Stone Bridge Farm had a storied past. Developed by noted Kentucky horseman Robert Courtney Jr., it had already raised numerous celebrated Thoroughbreds such as millionaire Fit to Fight, the undefeated Meadowlake, and champion racemare Meadow Star, to name a few.

"It was a turnkey purchase," Prunzik recalled. "It was obviously a well-run farm, so keeping farm manager Juan Piedra and his assistant, Maria Figueroa, well, they have been there a combined 29 years, I believe. So they stayed on."

Courtney even became his first client, keeping two broodmares on the farm.

Surrounding himself with experienced horsemen has been a deliberate choice for Prunzik. On the farm side, Piedra and Figueroa handle the day‑to‑day, while chief operations officer Kali Kleinfelt runs operations and client relations.

In the broader industry, Prunzik said, "I leaned on the expertise of consignors like Leslie Campion at Paramount, and the stallion farm contacts at Spendthrift and Darley have also been very helpful. Trainer Robbie Medina has helped me select 2‑year‑olds in training and also offered advice on matings."

l-r, Jeff Prunzik and Mike Heitzmann with Stone Bridge farm consignment. Fasig-Tipton Kentucky October sales features. Oct. 20, 2017 in Lexington, Kentucky.
Photo: Anne M. Eberhardt
Jeff Prunzik (left) and Mike Heitzmann with the Stone Bridge Farm consignment at the 2017 Fasig-Tipton Kentucky October Sale

Asked what advice he'd give a novice, Prunzik didn't hesitate: "Find someone educated, but more importantly, trustworthy, and then immerse yourself in every facet of the game.

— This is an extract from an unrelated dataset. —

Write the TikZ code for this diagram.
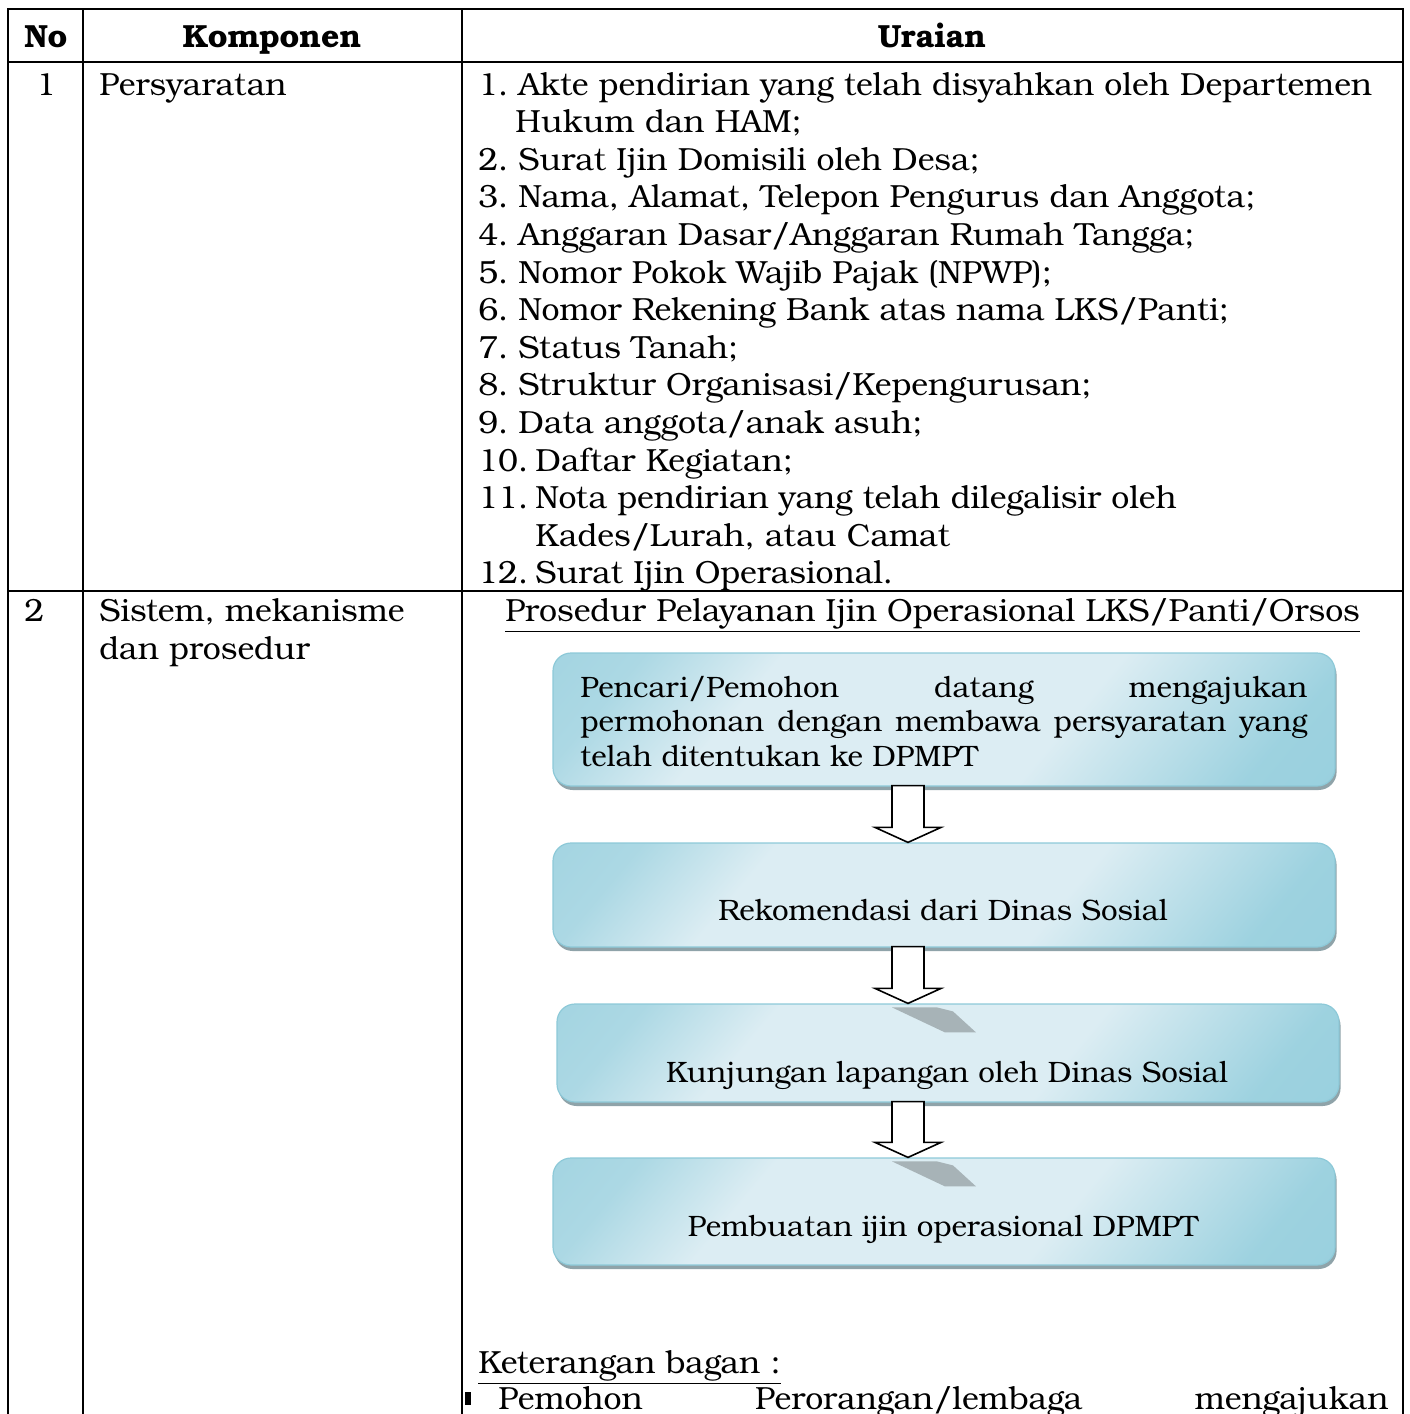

"We don't have any Thoroughbred racing near Pittsburgh, but everyone I invited to visit Keeneland has just been bowled over," he continued. "They had just never been exposed to it before."

With that exposure came an interest in participating.

In those early days, "a dozen or so friends each put in a little money to buy three weanlings," explained Prunzik. "We did well enough to make money on all three, and word began to spread. Now we have 59 people in that same syndicate.

This year, "between the farm and the syndicate, we have 29 mares. The rest are client mares," Prunzik continued. "We range between 95 and 120 horses at any one point, which will be a combination of mares, weanlings, and yearlings." He typically adds one to three broodmares a year and buys one or two 2‑year‑olds from training sales.

In a business where "all your plans can be scrapped at any second," Prunzik explained, "our approach is incremental but intentional."

If the headcount suggests scale, the business model explains sustainability. Alongside public auction appearances, Stone Bridge has developed a quiet but meaningful private‑sale channel.

"Anywhere from three to five groups ... come out every year looking to potentially buy something privately, and I'd say on average every year we probably sold one or two privately," he noted. "This is how T O Elvis was sold as a yearling."

For all the romance of foals in the field, Prunzik was blunt about the emotional math.

"I never thought there'd be so many lows," Prunzik admitted. "From losing foals to seeing promising horses derailed in training, there is a lot of attrition.

"In most sports, a .500 record is the mark of mediocrity. In racing, a 20 to 25% win rate is a badge of honor. The lows are low and often, but when a horse like T O Elvis breaks through at the grade 1 level, those highs make the reverses bearable."

When pondering the future of the Thoroughbred business, Prunzik stated he would like to see a united front come together for the betterment of the sport.

"If you could have a governing body, like all the other sports, it puts everyone on a level playing field," he said. "I think that's the key to success, if you can have a governing body or a commissioner.

"Whose role is it to really market the industry? The absence of a single entity responsible for selling racing to the public has left the sport underexposed, especially to younger fans."

Prunzik sees social media as an obvious tool, but not a cure‑all.

"What's missing is someone to coordinate and fund a coherent national effort," he said. "I do think there should be an increased role for social media, but I think if you have a governing body, then they could allocate X amount of dollars per marketing for all the tracks across the country. If that happens, and if HISA can continue to make progress on the regulatory side, the sport still has the raw material for a comeback. If we could market the industry to the right people, to the younger generation, and get more people involved, it's really a great industry. I think it could really grow."

In the end, his optimism is as measured as his expansion. He talks about governing bodies and social media campaigns in the same breath as lost foals and 20% win rates, fully aware of the highs and lows that come with the commercial marketplace. What keeps him in the game is not just the prospect of another T O Elvis, but the people he's met—the farm staff up before dawn, the consignors and stallion managers who take his calls, the partners who keep signing up for one more horse.

The man who once watched the big races on television with his father now helps breed the horses being broadcast to the world, betting that if the sport can finally present a unified face, there will be room for operations like his to keep growing step by careful step.